> What the task requires
Search the entries for the word "source" and pull out each line that has it.

> Data for the task
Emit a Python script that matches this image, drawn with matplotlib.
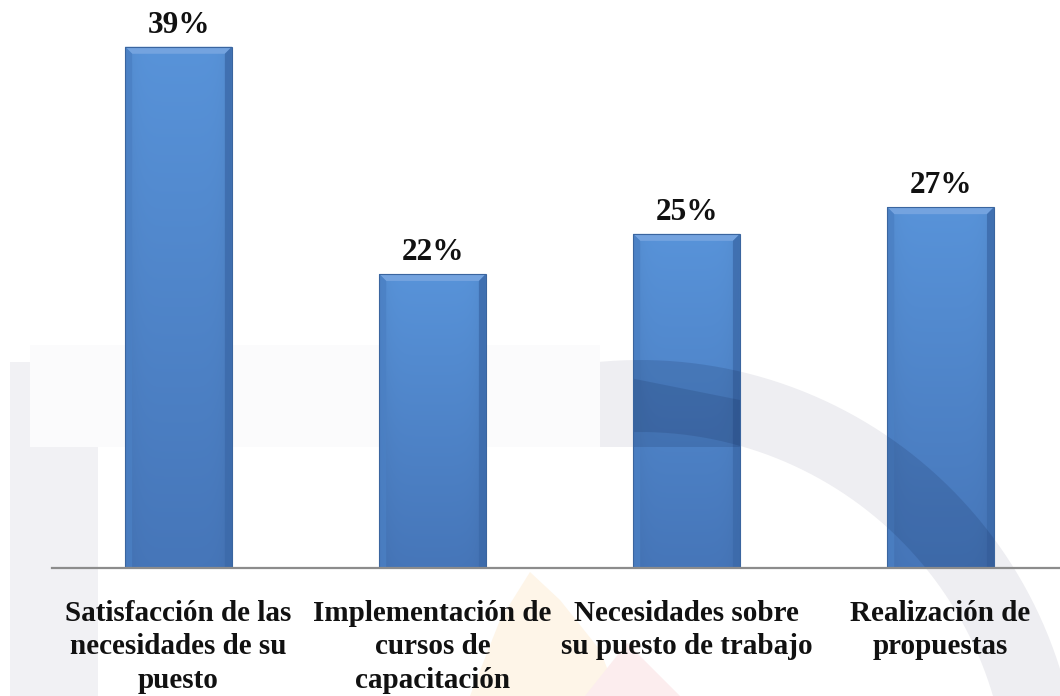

--

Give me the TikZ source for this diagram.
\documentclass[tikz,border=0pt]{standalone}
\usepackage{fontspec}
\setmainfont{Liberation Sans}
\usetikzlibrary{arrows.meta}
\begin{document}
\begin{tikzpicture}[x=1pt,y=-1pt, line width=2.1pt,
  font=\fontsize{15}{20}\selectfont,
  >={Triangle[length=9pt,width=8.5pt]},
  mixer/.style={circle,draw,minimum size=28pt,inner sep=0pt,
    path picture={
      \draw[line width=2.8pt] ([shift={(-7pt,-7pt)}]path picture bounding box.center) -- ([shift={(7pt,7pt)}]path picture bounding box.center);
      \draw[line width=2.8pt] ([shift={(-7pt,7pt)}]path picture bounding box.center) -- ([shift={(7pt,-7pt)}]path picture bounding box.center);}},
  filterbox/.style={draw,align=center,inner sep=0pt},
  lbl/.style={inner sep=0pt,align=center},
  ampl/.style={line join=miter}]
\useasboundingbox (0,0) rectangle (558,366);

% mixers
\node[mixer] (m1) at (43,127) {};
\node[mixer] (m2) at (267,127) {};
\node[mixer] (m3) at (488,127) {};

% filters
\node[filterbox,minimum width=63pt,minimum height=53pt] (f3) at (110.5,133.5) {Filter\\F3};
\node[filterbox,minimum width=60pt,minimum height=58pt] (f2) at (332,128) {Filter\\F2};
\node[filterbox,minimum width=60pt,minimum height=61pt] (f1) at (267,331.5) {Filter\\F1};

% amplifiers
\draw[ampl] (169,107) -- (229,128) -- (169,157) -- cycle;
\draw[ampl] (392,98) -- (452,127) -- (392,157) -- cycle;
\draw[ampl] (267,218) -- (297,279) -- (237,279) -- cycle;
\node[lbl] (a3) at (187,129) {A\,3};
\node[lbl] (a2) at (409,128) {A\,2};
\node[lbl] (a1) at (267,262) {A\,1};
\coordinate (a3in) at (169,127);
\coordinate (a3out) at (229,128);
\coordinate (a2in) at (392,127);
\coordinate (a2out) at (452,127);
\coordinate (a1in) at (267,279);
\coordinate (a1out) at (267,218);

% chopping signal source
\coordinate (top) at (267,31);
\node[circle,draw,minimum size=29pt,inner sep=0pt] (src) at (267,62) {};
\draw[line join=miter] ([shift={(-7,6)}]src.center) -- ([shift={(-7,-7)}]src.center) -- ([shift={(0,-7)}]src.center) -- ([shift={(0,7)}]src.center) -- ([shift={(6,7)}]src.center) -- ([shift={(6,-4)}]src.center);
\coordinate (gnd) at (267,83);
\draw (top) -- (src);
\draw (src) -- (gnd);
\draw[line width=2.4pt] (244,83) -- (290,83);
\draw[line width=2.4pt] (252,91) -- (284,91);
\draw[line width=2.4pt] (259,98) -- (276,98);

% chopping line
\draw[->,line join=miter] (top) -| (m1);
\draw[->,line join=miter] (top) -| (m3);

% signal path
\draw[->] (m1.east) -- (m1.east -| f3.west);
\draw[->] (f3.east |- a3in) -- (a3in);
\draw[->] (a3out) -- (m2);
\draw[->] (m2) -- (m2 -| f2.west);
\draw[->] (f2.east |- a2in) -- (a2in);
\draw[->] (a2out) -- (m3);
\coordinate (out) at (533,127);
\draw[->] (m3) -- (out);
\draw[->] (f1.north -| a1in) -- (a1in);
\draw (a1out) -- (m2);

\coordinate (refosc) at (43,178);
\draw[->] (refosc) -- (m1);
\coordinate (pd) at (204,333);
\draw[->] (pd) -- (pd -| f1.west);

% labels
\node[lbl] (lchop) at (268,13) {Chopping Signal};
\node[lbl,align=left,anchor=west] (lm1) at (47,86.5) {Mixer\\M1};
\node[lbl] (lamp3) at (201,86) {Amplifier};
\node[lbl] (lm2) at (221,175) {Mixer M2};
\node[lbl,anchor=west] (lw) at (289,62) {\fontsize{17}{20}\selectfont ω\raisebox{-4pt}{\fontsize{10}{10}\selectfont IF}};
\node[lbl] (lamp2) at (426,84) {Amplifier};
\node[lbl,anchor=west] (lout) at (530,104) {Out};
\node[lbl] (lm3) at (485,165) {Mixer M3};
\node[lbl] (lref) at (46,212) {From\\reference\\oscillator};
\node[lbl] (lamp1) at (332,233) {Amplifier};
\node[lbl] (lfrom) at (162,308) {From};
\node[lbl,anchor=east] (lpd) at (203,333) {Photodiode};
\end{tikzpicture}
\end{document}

* * *

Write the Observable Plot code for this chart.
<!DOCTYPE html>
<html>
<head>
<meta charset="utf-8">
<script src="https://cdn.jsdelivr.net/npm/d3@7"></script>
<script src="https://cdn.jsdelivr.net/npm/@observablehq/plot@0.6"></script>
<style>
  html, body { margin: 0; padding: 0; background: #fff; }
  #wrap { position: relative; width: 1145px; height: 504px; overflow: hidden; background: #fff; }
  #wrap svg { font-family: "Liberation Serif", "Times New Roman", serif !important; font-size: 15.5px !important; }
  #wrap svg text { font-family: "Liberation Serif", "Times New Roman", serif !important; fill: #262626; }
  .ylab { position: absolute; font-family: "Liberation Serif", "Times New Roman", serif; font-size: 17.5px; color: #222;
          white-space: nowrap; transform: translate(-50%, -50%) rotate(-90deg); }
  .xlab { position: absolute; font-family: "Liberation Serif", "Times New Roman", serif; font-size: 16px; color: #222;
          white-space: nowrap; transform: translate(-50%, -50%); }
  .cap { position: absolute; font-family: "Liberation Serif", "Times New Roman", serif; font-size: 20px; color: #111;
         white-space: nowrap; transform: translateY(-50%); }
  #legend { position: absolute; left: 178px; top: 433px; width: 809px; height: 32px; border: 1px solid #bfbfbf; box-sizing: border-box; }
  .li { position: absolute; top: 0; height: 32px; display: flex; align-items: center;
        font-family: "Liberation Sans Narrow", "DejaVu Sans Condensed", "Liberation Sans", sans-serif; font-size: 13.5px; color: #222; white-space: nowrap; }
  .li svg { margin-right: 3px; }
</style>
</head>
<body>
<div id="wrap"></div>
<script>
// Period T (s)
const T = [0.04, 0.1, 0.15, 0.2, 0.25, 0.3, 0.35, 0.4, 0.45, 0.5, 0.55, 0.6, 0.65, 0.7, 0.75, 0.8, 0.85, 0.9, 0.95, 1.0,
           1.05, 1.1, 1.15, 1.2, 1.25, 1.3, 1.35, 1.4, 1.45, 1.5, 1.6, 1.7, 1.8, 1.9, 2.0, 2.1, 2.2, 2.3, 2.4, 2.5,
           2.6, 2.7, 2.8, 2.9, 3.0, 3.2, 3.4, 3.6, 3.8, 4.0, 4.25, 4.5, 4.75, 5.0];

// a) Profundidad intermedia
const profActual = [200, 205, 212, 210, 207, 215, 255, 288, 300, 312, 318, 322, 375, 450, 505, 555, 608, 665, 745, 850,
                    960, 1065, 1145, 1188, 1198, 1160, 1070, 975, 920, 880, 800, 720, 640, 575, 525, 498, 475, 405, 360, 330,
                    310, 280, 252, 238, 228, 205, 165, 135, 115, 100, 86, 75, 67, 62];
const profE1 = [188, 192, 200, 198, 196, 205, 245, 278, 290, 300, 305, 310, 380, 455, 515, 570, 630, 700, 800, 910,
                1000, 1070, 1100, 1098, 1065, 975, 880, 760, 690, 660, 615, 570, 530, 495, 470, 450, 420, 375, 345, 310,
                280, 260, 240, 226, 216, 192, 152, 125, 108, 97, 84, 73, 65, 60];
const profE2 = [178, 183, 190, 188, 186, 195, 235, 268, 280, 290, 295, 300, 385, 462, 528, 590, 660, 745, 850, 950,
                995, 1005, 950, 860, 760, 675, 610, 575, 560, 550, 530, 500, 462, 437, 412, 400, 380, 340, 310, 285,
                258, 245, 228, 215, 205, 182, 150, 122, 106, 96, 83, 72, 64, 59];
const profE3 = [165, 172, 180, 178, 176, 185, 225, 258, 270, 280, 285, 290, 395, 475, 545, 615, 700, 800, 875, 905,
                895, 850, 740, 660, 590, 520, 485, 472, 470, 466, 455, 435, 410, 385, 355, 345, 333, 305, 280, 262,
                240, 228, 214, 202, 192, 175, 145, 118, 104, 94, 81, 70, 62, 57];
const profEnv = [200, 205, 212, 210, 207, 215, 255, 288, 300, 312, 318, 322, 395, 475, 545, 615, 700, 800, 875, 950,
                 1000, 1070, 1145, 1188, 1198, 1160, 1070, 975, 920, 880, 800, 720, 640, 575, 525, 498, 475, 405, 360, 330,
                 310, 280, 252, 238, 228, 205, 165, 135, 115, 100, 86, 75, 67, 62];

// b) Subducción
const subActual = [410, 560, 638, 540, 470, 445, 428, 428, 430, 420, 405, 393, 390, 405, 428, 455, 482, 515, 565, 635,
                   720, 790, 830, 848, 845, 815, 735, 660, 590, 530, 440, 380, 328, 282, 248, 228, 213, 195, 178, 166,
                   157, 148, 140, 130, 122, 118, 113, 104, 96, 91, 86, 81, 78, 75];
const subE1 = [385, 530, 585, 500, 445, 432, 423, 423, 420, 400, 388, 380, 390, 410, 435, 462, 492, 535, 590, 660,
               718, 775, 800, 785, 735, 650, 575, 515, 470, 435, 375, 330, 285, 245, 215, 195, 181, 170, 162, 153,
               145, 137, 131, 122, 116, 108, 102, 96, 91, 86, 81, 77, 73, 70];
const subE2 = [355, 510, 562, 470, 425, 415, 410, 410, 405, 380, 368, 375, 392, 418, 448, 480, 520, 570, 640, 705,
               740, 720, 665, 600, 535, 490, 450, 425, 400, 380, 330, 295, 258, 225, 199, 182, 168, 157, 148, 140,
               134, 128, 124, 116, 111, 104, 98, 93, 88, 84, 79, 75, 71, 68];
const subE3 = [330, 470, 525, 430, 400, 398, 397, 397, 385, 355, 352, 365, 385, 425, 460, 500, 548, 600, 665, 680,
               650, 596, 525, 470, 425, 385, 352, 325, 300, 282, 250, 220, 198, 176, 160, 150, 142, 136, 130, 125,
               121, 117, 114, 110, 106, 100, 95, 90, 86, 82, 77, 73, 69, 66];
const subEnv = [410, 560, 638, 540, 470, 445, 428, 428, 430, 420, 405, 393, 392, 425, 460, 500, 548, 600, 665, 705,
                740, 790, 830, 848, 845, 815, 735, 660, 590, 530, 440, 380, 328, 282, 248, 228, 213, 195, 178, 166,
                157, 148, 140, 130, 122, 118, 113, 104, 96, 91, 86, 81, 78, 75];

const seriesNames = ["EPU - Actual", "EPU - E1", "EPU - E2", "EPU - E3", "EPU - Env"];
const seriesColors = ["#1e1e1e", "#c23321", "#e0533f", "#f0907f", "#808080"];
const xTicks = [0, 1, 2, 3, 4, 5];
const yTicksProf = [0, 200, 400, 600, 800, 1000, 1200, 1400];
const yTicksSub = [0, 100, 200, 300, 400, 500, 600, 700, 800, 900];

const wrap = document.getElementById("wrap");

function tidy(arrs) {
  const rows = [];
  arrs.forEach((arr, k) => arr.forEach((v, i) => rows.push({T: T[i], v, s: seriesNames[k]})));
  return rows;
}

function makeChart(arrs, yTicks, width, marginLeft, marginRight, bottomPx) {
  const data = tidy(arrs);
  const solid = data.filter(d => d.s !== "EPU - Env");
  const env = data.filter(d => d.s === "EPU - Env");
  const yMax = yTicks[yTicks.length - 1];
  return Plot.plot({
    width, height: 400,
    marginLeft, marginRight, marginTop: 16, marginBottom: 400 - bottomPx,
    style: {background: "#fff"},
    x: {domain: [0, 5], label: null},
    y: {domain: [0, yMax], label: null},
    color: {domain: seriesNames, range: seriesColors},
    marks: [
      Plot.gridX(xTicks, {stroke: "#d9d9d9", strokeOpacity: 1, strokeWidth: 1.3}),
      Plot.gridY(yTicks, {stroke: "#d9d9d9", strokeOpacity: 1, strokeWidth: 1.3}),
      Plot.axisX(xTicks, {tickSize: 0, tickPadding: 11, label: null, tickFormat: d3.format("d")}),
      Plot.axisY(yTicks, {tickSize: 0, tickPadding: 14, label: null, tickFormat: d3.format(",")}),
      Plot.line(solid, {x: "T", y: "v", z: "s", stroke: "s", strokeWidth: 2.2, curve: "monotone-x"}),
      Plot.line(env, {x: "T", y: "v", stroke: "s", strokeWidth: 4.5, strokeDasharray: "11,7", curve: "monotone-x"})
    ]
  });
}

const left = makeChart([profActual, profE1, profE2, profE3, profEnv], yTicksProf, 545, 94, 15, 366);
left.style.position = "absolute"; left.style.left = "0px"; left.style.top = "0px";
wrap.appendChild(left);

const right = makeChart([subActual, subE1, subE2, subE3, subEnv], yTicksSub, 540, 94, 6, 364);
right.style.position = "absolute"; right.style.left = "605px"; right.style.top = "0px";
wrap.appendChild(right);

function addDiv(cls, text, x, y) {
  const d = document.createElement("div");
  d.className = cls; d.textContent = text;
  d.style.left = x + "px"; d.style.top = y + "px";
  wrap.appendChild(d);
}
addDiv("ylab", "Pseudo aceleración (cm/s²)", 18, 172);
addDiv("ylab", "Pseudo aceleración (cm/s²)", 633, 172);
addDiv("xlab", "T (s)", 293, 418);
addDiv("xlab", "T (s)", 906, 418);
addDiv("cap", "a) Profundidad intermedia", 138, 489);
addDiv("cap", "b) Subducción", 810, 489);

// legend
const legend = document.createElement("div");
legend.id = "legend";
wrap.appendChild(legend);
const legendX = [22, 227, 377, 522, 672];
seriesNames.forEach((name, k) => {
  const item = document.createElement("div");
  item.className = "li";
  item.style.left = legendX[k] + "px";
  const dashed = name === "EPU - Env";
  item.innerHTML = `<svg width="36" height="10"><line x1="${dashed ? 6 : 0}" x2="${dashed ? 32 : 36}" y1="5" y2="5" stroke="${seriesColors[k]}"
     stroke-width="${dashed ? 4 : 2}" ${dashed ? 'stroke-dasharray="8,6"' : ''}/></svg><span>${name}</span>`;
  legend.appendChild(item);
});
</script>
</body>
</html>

> Response to this exercise
Give me the TikZ source for this diagram.
% chopping signal source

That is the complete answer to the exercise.